Saturday, October 26, 2013

Quinoa, in the pressure cooker. Make a batch and keep it in the fridge for the week for salads, sides or just snacking. Perfect

I love Quinoa.

I love my Nesco pressure cooker.

I see no reason the two of them can't come together to make me happy oh and make me food too.

I think Quinoa can be tricky to cook well, sometimes.  It can be gummy and go from perfect to baby food very quickly.  Well, it can unless you have an electric pressure cooker.

I have found, lately, that I cook loads of this sort of thing on a Sunday and store it so that I can pick what I want as a quick side or to stir fry or to heat up or to make into a salad without having to give it much thought.
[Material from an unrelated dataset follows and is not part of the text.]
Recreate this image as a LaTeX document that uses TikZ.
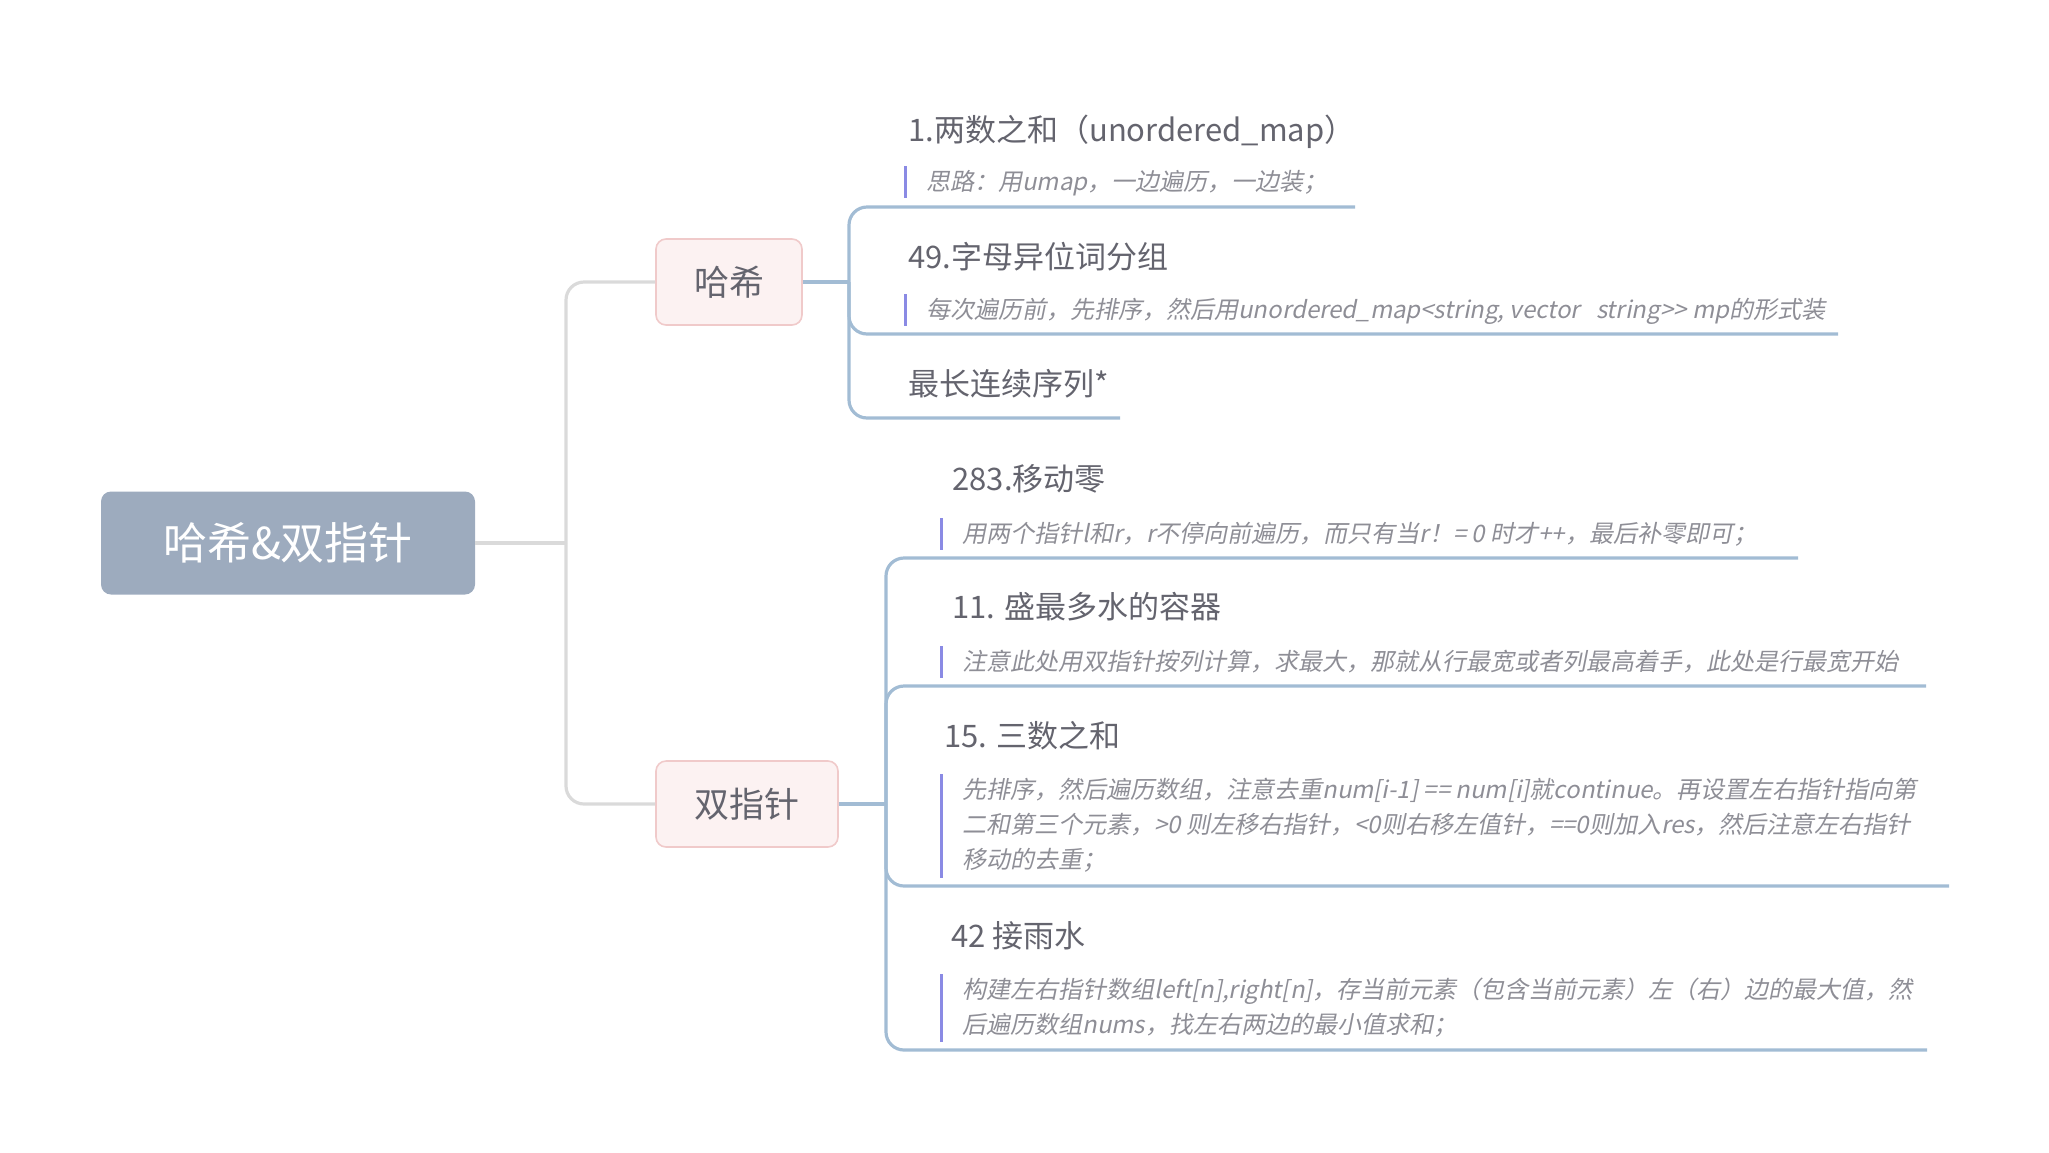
\documentclass[tikz,border=0pt]{standalone}
\usepackage{fontspec}
\setmainfont{Noto Sans CJK SC}
\newfontfamily\notefont[FakeSlant=0.2]{Noto Sans CJK SC}
\usetikzlibrary{positioning}
\definecolor{rootfill}{HTML}{9DABBE}
\definecolor{subfill}{HTML}{FCF2F2}
\definecolor{subdraw}{HTML}{F0CACA}
\definecolor{bluebranch}{HTML}{A2BCD4}
\definecolor{graybranch}{HTML}{DADADA}
\definecolor{titlegray}{HTML}{64646E}
\definecolor{notegray}{HTML}{8E8E96}
\definecolor{barcolor}{HTML}{8A8AE4}

\begin{document}
\begin{tikzpicture}[x=0.5pt,y=-0.5pt]
\tikzset{rootbox/.style={
    fill=rootfill, rounded corners=5pt,
    minimum width=187pt, minimum height=51.5pt,
    text=white, font=\fontsize{22}{26}\selectfont
  },
  subbox/.style={
    fill=subfill, draw=subdraw, line width=0.8pt, rounded corners=5pt,
    minimum width=#1, minimum height=43pt,
    text=titlegray, font=\fontsize{17.5}{21}\selectfont
  },
  subbox/.default=73pt,
  itemtitle/.style={anchor=base west, inner sep=0pt, text=titlegray,
    font=\fontsize{15.5}{18}\selectfont},
  itemnote/.style={anchor=base west, inner sep=0pt, text=notegray, align=left,
    font=\notefont\fontsize{12}{17.5}\selectfont},
  notebar/.style={draw=barcolor, line width=1.5pt},
  blueline/.style={draw=bluebranch, line width=1.6pt, rounded corners=9pt},
  grayline/.style={draw=graybranch, line width=1.6pt, rounded corners=9pt}
}
\useasboundingbox (0,0) rectangle (2049,1152);

% main topics
\node[rootbox] (root) at (288,543) {哈希\&双指针};
\node[subbox] (hash) at (729,282) {哈希};
\node[subbox=91pt] (ptr) at (747,804) {双指针};

\coordinate (rj) at (566,543);
\draw[grayline] (root.east) -- (rj);
\draw[grayline] (rj) |- (hash.west);
\draw[grayline] (rj) |- (ptr.west);

% hash items
\node[itemtitle] (t1) at (908,141) {1.两数之和（unordered\_map）};
\node[itemnote] (n1) at (926,190) {思路：用umap，一边遍历，一边装；};
\node[itemtitle] (t49) at (908,268) {49.字母异位词分组};
\node[itemnote] (n49) at (926,318) {每次遍历前，先排序，然后用unordered\_map<string, vector\ \ \ string>> mp的形式装};
\node[itemtitle] (t128) at (908,395) {最长连续序列*};
\draw[notebar] (905,166) -- (905,198);
\draw[notebar] (905,294) -- (905,326);

\coordinate (hj) at (849,282);
\coordinate (u1) at (1355,207);
\coordinate (u49) at (1838,334);
\coordinate (u128) at (1120,418);
\draw[blueline] (hash.east) -- (hj);
\draw[blueline] (hj) |- (u1);
\draw[blueline] (hj) |- (u49);
\draw[blueline] (hj) |- (u128);

% two pointer items (multi-line notes sit on their last baseline)
\node[itemtitle] (t283) at (952,490) {283.移动零};
\node[itemnote] (n283) at (962,542) {用两个指针l和r，r不停向前遍历，而只有当r！= 0 时才++，最后补零即可；};
\node[itemtitle] (t11) at (952,618) {11. 盛最多水的容器};
\node[itemnote] (n11) at (962,670) {注意此处用双指针按列计算，求最大，那就从行最宽或者列最高着手，此处是行最宽开始};
\node[itemtitle] (t15) at (944,747) {15. 三数之和};
\node[itemnote] (n15) at (962,868) {先排序，然后遍历数组，注意去重num[i-1] == num[i]就continue。再设置左右指针指向第\\
  二和第三个元素，>0 则左移右指针，<0则右移左值针，==0则加入res，然后注意左右指针\\
  移动的去重；};
\node[itemtitle] (t42) at (951,947) {42 接雨水};
\node[itemnote] (n42) at (962,1033) {构建左右指针数组left[n],right[n]，存当前元素（包含当前元素）左（右）边的最大值，然\\
  后遍历数组nums，找左右两边的最小值求和；};
\draw[notebar] (941,518) -- (941,550);
\draw[notebar] (941,646) -- (941,678);
\draw[notebar] (941,774) -- (941,878);
\draw[notebar] (941,974) -- (941,1042);

\coordinate (pj) at (886,804);
\coordinate (u283) at (1798,558);
\coordinate (u11) at (1926,686);
\coordinate (u15) at (1949,886);
\coordinate (u42) at (1927,1050);
\draw[blueline] (ptr.east) -- (pj);
\foreach \u in {u283,u11,u15,u42}
  \draw[blueline] (pj) |- (\u);
\end{tikzpicture}
\end{document}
Even thought I am home, I'm homeschooling the teenager and trying to get my two passions off the ground, the food stuff and the making stuff for my Etsy store, TracyMakesStuff.  I also have to clean way more often because we are HERE all the time.  It was easier to stay ahead of it when the child was in school and it was only me here all day.  But, once again, or still, I digress.

This recipe is one in my list of quick and easy "cook for the week on a Sunday" one from the repertoire.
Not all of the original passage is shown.